You know he's already got your wallet, right? Credit Andrei Stef

Friday, September 28, 2018

Mat "The Magnificent" vs. The Dervish of War - Chambers of God AP

The following was the culmination of several months of one-on-one play by post over Discord with a friend of mine. His character, Mat "The Magnificent" Rench, travelled solo through the entire first floor of the Chambers of God, a megadungeon I am currently in the process of being murdered by finishing. Mat was an early version of my Thief, and that character was played to the bone. Quite literally, after he lost an arm. The Tricky and Opportunist rules have gone through a fair bit of adjustment since then, as Mat was a nigh-unstoppable juggernaut when played "correctly":

For reference -
Gambit: Bet something beneficial on a hit (e.g. knock prone, disarm, shove), in return for something detrimental on a miss (e.g. drop your weapon, enemy gets a free attack, fall prone). You cannot use this to deal damage.
Opportunist: Whenever you Gambit, deal +1d6 damage
Tricky: When you Gambit, you can replace a miss condition with a tactical advantage.

Mat's player cottoned on to a a neat gameplay loop - if you can use a Gambit to set up a different tactical advantage, you could use that advantage for your next Gambit, and so on... resulting in a significant power-boost. If Mat could keep hitting attacks and staying on the ball, he could continuously deal +1d6 damage and inconvenience his enemies. This eventually resulted in Opportunist changing to: As a Gambit, deal +1d6 damage. And yet, Mat's shenanigans live on!

I didn't make that change during the campaign (of sorts) as they were the just reward for a crafty player, and likely the only thing keeping the solo character alive down there. By the time Mat reached the Dervish the second time, he had lost an arm, gained a mechanical replacement, made a friend (from a brain-eating demon gem and a wizard brain-in-a-jar) and discovered the meaning of love...ish.

Thursday, September 20, 2018

What The Fuck Did I Do Last Night?

"You were in a bar fight with... three dwarves. And you won but take 1d6 damage, and now you can't go back to that bar."

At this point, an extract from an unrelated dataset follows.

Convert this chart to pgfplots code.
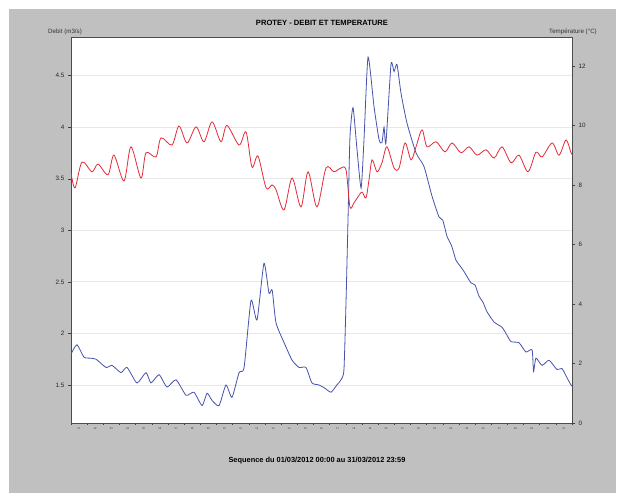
\documentclass[border=0pt]{standalone}
\usepackage{pgfplots}
\pgfplotsset{compat=1.18}
\usepackage{fontspec}
\setmainfont{Liberation Sans}
\definecolor{panel}{RGB}{192,192,192}
\definecolor{qblue}{RGB}{70,82,172}
\definecolor{tred}{RGB}{228,42,56}
\definecolor{gridc}{RGB}{232,232,232}

\begin{document}
\begin{tikzpicture}[x=1pt,y=1pt]
\fill[white] (0,0) rectangle (625,502);
\fill[panel] (9,9) rectangle (616,493);

% Débit (m3/s), day of month vs flow
\begin{axis}[
  at={(71pt,79pt)}, anchor=south west, scale only axis,
  width=501pt, height=386pt,
  xmin=0, xmax=31, ymin=1.1314, ymax=4.875,
  axis background/.style={fill=white},
  axis line style={gray!60!black, line width=0.6pt},
  ytick={1.5,2,2.5,3,3.5,4,4.5},
  yticklabels={1.5,2,2.5,3,3.5,4,4.5},
  ytick pos=left, ytick align=outside,
  major tick length=3pt,
  tick style={gray!50!black, line width=0.4pt},
  ymajorgrids, grid style={gridc, line width=0.8pt},
  xtick={0.5,1.5,...,30.5},
  xticklabels={01,02,03,04,05,06,07,08,09,10,11,12,13,14,15,16,17,18,19,20,21,22,23,24,25,26,27,28,29,30,31},
  xtick pos=bottom, xtick align=outside,
  minor xtick={0,1,...,31},
  minor tick length=2pt,
  xticklabel style={font=\fontsize{2.6}{3}\selectfont, text=gray!40!black, yshift=2pt},
  major x tick style={draw=none},
  yticklabel style={font=\fontsize{6.3}{7}\selectfont, text=black!85},
  /pgf/number format/assume math mode=true,
]
\addplot[qblue, line width=0.8pt, smooth, tension=0.35] coordinates {
(0.00,1.80) (0.37,1.89) (0.80,1.77) (1.20,1.76) (1.55,1.75) (2.17,1.67) (2.54,1.69)
(3.09,1.62) (3.47,1.67) (4.08,1.52) (4.64,1.62) (4.95,1.52) (5.45,1.60) (5.94,1.48)
(6.50,1.55) (7.12,1.40) (7.61,1.43) (8.11,1.30) (8.42,1.42) (8.73,1.35) (9.16,1.30)
(9.59,1.50) (9.96,1.38) (10.40,1.62) (10.71,1.67) (11.14,2.32) (11.51,2.13)
(11.94,2.68) (12.25,2.39) (12.45,2.42) (12.69,2.10) (13.30,1.87) (13.68,1.74)
(14.11,1.67) (14.54,1.67) (14.91,1.52) (15.35,1.50) (15.70,1.47) (16.09,1.43)
(16.45,1.50) (16.71,1.55) (16.89,1.65) (17.02,2.32) (17.14,3.10) (17.26,3.90)
(17.45,4.19) (17.70,3.78) (17.95,3.41) (18.13,3.88) (18.38,4.68) (18.75,4.20)
(19.06,3.88) (19.24,3.85) (19.37,4.00) (19.49,3.85) (19.80,4.61) (19.99,4.54)
(20.17,4.61) (20.42,4.33) (20.79,4.04) (21.35,3.75) (21.84,3.62) (22.34,3.33)
(22.77,3.13) (23.00,3.10) (23.27,2.94) (23.55,2.85) (23.82,2.71) (24.05,2.66)
(24.32,2.60) (24.75,2.49) (25.00,2.47) (25.25,2.36) (25.50,2.30) (25.74,2.21)
(26.18,2.11) (26.67,2.06) (26.95,1.99) (27.23,1.92) (27.72,1.91) (28.15,1.82)
(28.53,1.84) (28.62,1.63) (28.77,1.76) (29.15,1.69) (29.58,1.74) (30.07,1.65)
(30.38,1.66) (30.69,1.57) (30.94,1.50) (31.00,1.49)
};
\end{axis}

% Température (°C)
\begin{axis}[
  at={(71pt,79pt)}, anchor=south west, scale only axis,
  width=501pt, height=386pt,
  xmin=0, xmax=31, ymin=0, ymax=12.97,
  axis x line=none, axis y line*=right,
  axis line style={draw=none},
  ytick={0,2,...,12},
  ytick align=outside, major tick length=3pt,
  tick style={gray!50!black, line width=0.4pt},
  yticklabel style={font=\fontsize{6.3}{7}\selectfont, text=black!85},
  /pgf/number format/assume math mode=true,
]
\addplot[tred, line width=0.8pt, smooth, tension=0.5] coordinates {
(0.00,8.40) (0.25,7.90) (0.68,8.77) (1.30,8.44) (1.67,8.70) (2.29,8.34) (2.66,9.00)
(3.28,8.13) (3.71,9.28) (4.33,8.23) (4.64,9.08) (5.26,8.94) (5.57,9.58) (6.25,9.34)
(6.68,9.98) (7.18,9.41) (7.74,9.95) (8.23,9.45) (8.73,10.12) (9.28,9.45) (9.65,10.00)
(10.40,9.34) (10.83,9.78) (11.20,8.60) (11.57,8.97) (12.07,7.90) (12.44,8.00)
(12.69,7.83) (13.18,7.16) (13.68,8.23) (14.23,7.26) (14.67,8.44) (15.22,7.26)
(15.78,8.57) (16.27,8.44) (16.71,8.57) (17.02,8.50) (17.26,7.26) (17.51,7.40)
(17.76,7.60) (18.01,7.76) (18.25,7.56) (18.44,8.17) (18.63,8.84) (18.94,8.44)
(19.24,8.74) (19.55,9.28) (19.99,8.57) (20.30,8.57) (20.67,9.41) (21.04,8.84)
(21.35,9.28) (21.72,9.85) (22.03,9.28) (22.59,9.45) (23.14,9.11) (23.58,9.41)
(24.13,9.08) (24.63,9.28) (25.12,9.00) (25.68,9.18) (26.18,8.90) (26.67,9.28)
(27.23,8.74) (27.72,9.00) (28.28,8.44) (28.77,9.10) (29.15,8.94) (29.77,9.41)
(30.20,9.00) (30.63,9.51) (30.94,9.08) (31.00,9.05)
};
\end{axis}

\node[font=\bfseries\fontsize{7.6}{9}\selectfont] at (322,479) {PROTEY - DEBIT ET TEMPERATURE};
\node[font=\fontsize{6.2}{7}\selectfont, text=black!80] at (65,470) {Debit (m3/s)};
\node[font=\fontsize{6.2}{7}\selectfont, text=black!80] at (573,470) {Température (°C)};
\node[font=\bfseries\fontsize{7.4}{9}\selectfont] at (317,41) {Sequence du  01/03/2012 00:00  au  31/03/2012 23:59};
\end{tikzpicture}
\end{document}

"Ok. Do I still get the experience?"


And perhaps a little contrived, but whatever, my point still stands. A bar fight? How do you know? Black-out drunk, wake up with bruises on your face and shin, a fistful of someone else's hair in your mouth, and the other guy is in the cell over trying to pick your pocket through the bars.

Now that's what I call Carousing. Sure, if you narrate it well it can be interesting. But players and DM-alike get all the information at once, and there's an easy temptation for it to just... slide away. Excellent and impactful Carousing mishaps should be something you can't just ignore. Here's my take: until you know exactly what happened, is it safe to ignore it? Sure, it might've just been a bar-fight... but who with? Where? What happened? Enter, stage left - What the Fuck Did I Do Last Night?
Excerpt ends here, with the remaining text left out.